La prima è la fornitrice delle armi di ordinanza dei corpi militari e di polizia di mezzo pianeta, a partire da quelli di casa nostra; la seconda, con sede a Colleferro (RM), è stata per 20 anni (dal 1988 al 2007) uno dei bracci militari di Fiat Group, per poi essere ceduta alla Chemring Group SPA, azienda britannica con un fatturato pari a 458 milioni di euro nel 2009; la terza, originariamente denominata Contraves, afferisce all'omonimo gruppo tedesco.

Il grosso della torta resta però nelle mani pubbliche; i principali partner bellici del governo libico sono Alenia Aeronautica, Alenia Aermacchi, Selex Communications, Oto Melara, Agusta (del gruppo Agusta-Westlands) e MBDA Italia, tutte aziende interamente controllate da Finmeccanica (con la sola eccezione di MBDA Italia, parte di un consorzio europeo di cui Finmeccanica possiede solo il 25% del capitale).

Tutte le vendite di armamenti alla Libia di Gheddafi e all'Egitto di Mubarak sono effettuate alla luce del sole. Non solo: tutti gli ordini d'acquisto sono catalogati per mezzo di un apposito codice, fornito dal Ministero degli Affari Esteri a titolo di autorizzazione alla vendita.

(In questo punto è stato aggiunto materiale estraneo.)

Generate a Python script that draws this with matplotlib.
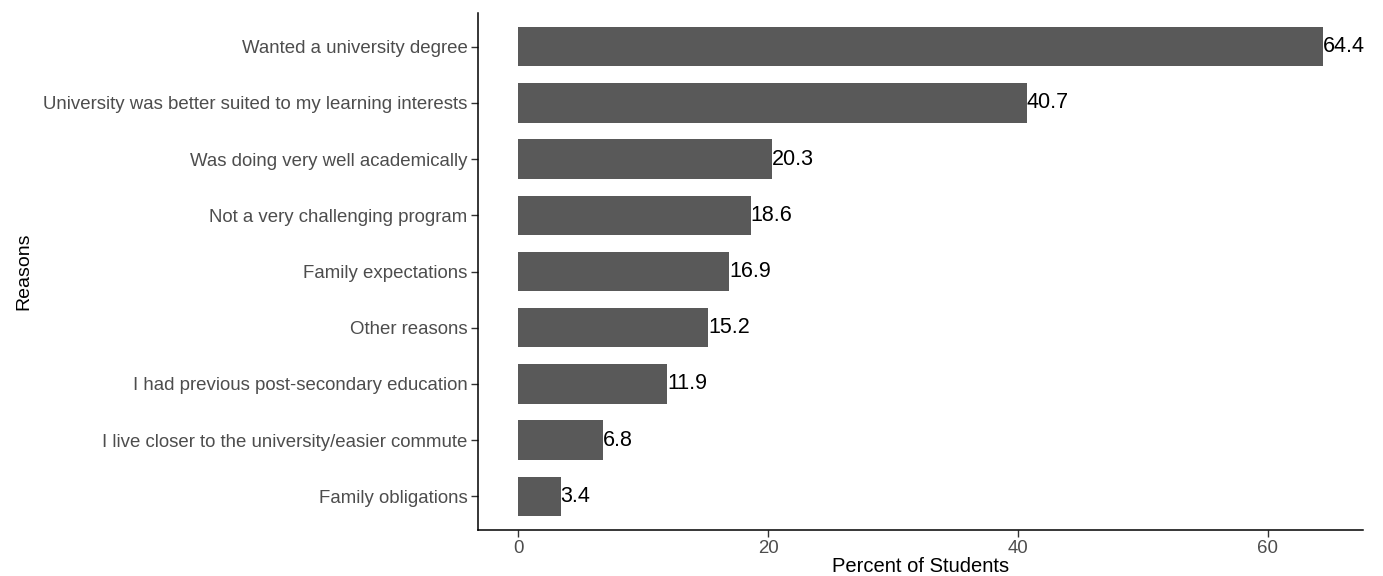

Tra i più significativi spiccano un appalto di oltre 70 milioni di euro per sistemi radar e armi anti-aerei all'Egitto a beneficio di Rheinmetall, altri due ordini per 130 milioni complessivi per aerei militari prodotti da Agusta da fornire all'aviazione libica, 57 milioni di euro per ulteriori velivoli prodotti da Alenia Aeronautica e ordinativi multi-milionari di armamenti e munizioni a vantaggio di Beretta SpA (per l'Egitto) e Oto Melara SpA (per la Libia).

Queste cifre hanno reso l'Italia partner privilegiato del governo libico per il commercio di armi e la Libia tra i clienti prediletti al di fuori dell'orbita NATO per l'esecutivo italiano. Un volume d'affari ben consistente per il gruppo Finmeccanica, che nel settore bellico impiega attenzioni (e riscuote profitti) in continua crescita.
I dati riepilogativi per l'anno 2010, oramai di prossima pubblicazione, potranno confermare (o smentire) questo trend.